Виктор Хренко еще и еще, подробно расспрашивает Беллу и Штефана о работе, которую те проделали в дивизии. Выяснилось, что словак Рудольф Багар, вместе с Беллой и Штефаном носивший листовки в дивизию и оставленный нами на подпольной работе в Воинке, на две последние встречи к Штефану не являлся. Ребята решили, что он заболел. Но Хренко сделал вывод, что Рудольфа арестовали. Будь он больной, дал бы о себе знать, — говорит Виктор. Решили проверить, что случилось с Багаром [41].

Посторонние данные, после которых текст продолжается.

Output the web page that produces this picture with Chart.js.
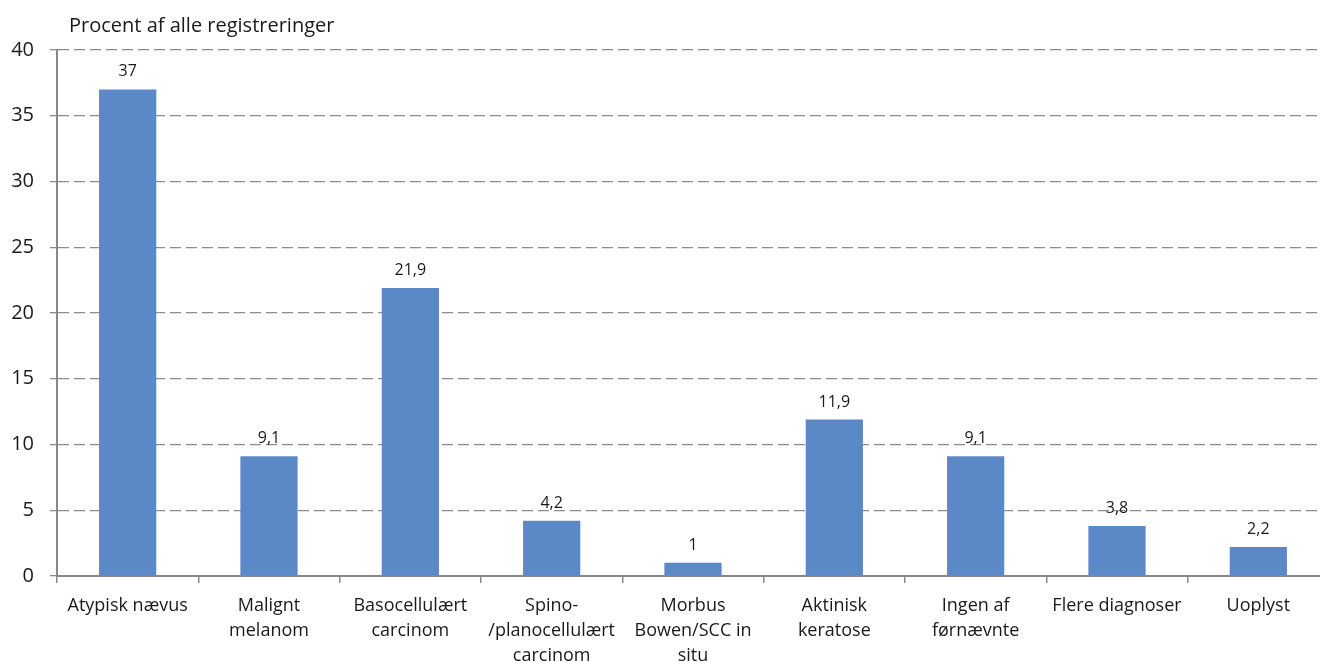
<!DOCTYPE html>
<html>
<head>
<meta charset="utf-8">
<script src="https://cdn.jsdelivr.net/npm/chart.js@4.4.1/dist/chart.umd.min.js"></script>
<style>
html,body{margin:0;padding:0;background:#fff;overflow:hidden;}
#wrap{width:1320px;height:662px;position:relative;overflow:hidden;}
canvas{display:block;}
</style>
</head>
<body>
<div id="wrap"><canvas id="c" width="1332" height="662"></canvas></div>
<script>
const categories = [
  ["Atypisk nævus"],
  ["Malignt", "melanom"],
  ["Basocellulært", "carcinom"],
  ["Spino-", "/planocellulært", "carcinom"],
  ["Morbus", "Bowen/SCC in", "situ"],
  ["Aktinisk", "keratose"],
  ["Ingen af", "førnævnte"],
  ["Flere diagnoser"],
  ["Uoplyst"]
];
const values = [37, 9.1, 21.9, 4.2, 1, 11.9, 9.1, 3.8, 2.2];
const yTicks = [0, 5, 10, 15, 20, 25, 30, 35, 40];
const axisTitle = "Procent af alle registreringer";

const FONT = "'Open Sans', 'Noto Sans', sans-serif";

const fmt = v => String(v).replace('.', ',');

const labelPlugin = {
  id: 'labels',
  afterDatasetsDraw(chart) {
    const ctx = chart.ctx;
    const meta = chart.getDatasetMeta(0);
    ctx.save();
    ctx.font = "16px " + FONT;
    ctx.fillStyle = '#1a1a1a';
    ctx.textAlign = 'center';
    ctx.textBaseline = 'alphabetic';
    meta.data.forEach((bar, i) => {
      ctx.fillText(fmt(values[i]), bar.x, bar.y - 13);
    });
    ctx.restore();
  },
  afterDraw(chart) {
    const ctx = chart.ctx;
    ctx.save();
    ctx.font = "20px " + FONT;
    ctx.fillStyle = '#1a1a1a';
    ctx.textAlign = 'left';
    ctx.textBaseline = 'alphabetic';
    ctx.fillText(axisTitle, 69, 32);
    ctx.restore();
  }
};

new Chart(document.getElementById('c'), {
  type: 'bar',
  data: {
    labels: categories,
    datasets: [{
      data: values,
      backgroundColor: '#5b89c7',
      borderWidth: 0,
      categoryPercentage: 1,
      barPercentage: 0.405
    }]
  },
  options: {
    responsive: false,
    animation: false,
    devicePixelRatio: 1,
    layout: { padding: { top: 50, right: 3, left: 0, bottom: 0 } },
    plugins: { legend: { display: false }, tooltip: { enabled: false }, title: { display: false } },
    scales: {
      x: {
        offset: true,
        grid: { display: true, drawOnChartArea: false, drawTicks: true, tickLength: 7, offset: true, color: '#888', lineWidth: 1.5 },
        border: { display: true, color: '#888', width: 2 },
        ticks: { color: '#1a1a1a', font: { family: FONT, size: 18, lineHeight: 1.4 }, padding: 10, maxRotation: 0, autoSkip: false },
        afterFit(s) { s.height = 86; }
      },
      y: {
        min: 0, max: 40,
        afterBuildTicks(s) { s.ticks = yTicks.map(v => ({ value: v })); },
        grid: { color: '#8c8c8c', lineWidth: 1.3, drawTicks: true, tickLength: 7 },
        border: { display: true, color: '#888', width: 2, dash: [11, 5] },
        ticks: { color: '#1a1a1a', font: { family: FONT, size: 20 }, padding: 16, callback: v => v },
        afterFit(s) { s.width = 57; }
      }
    }
  },
  plugins: [labelPlugin]
});
</script>
</body>
</html>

Едва обсудили этот вопрос со словаками, как появился с недоброй вестью Емельян Колодяжный. Только что вернувшиеся разведчики сообщили, что в «Рыхла дивизии» произошла трагедия. Случилось это так.
Узнав, что «Рыхла дивизию» отправляют на фронт, часть солдат исчезла. В суматохе отлучка весь день не обнаруживалась. Но к вечеру немецкие надзиратели спохватились. Кто- то, видимо, донес. Устроили перекличку. Недосчитались пятисот человек. Правда, к отбою половина отсутствовавших вернулась. Эти, по-видимому, были в обычной отлучке. Ну, а двухсот пятидесяти не стало. В их числе — пятьдесят офицеров [42]. В ту же ночь по всему Крыму рыскали патрульные. Особенно в предгорье. Фашисты подозревали, что дезертиры пойдут в лес. Тут, в районе селений Ени-Крымчак [43] и Кангил, их и обнаружили.
Схватка длилась весь день. Словаки засели в скалах. Фашисты, окружив, атаковали их. Может быть, словакам удалось бы продержаться до вечера, а ночью вырваться, но немцы привезли из Симферополя около пятидесяти женщин и детей и погнали их впереди своих солдат. Словаки перестали стрелять. Тогда немцы с помощью живого заслона приблизились и пошли в рукопашную. Потери с обеих сторон были большие. Ночью и сегодня утром оттуда вывозят убитых и раненых.
Эта весть потрясла нас. Такая потеря! Вырвался ли кто-нибудь из перебежчиков? Еде они теперь? Что ожидает тех словацких воинов, которые попали в лапы гестаповцев? Знают ли об этой трагедии в дивизии? И как повлияет разгром на ее солдат и офицеров?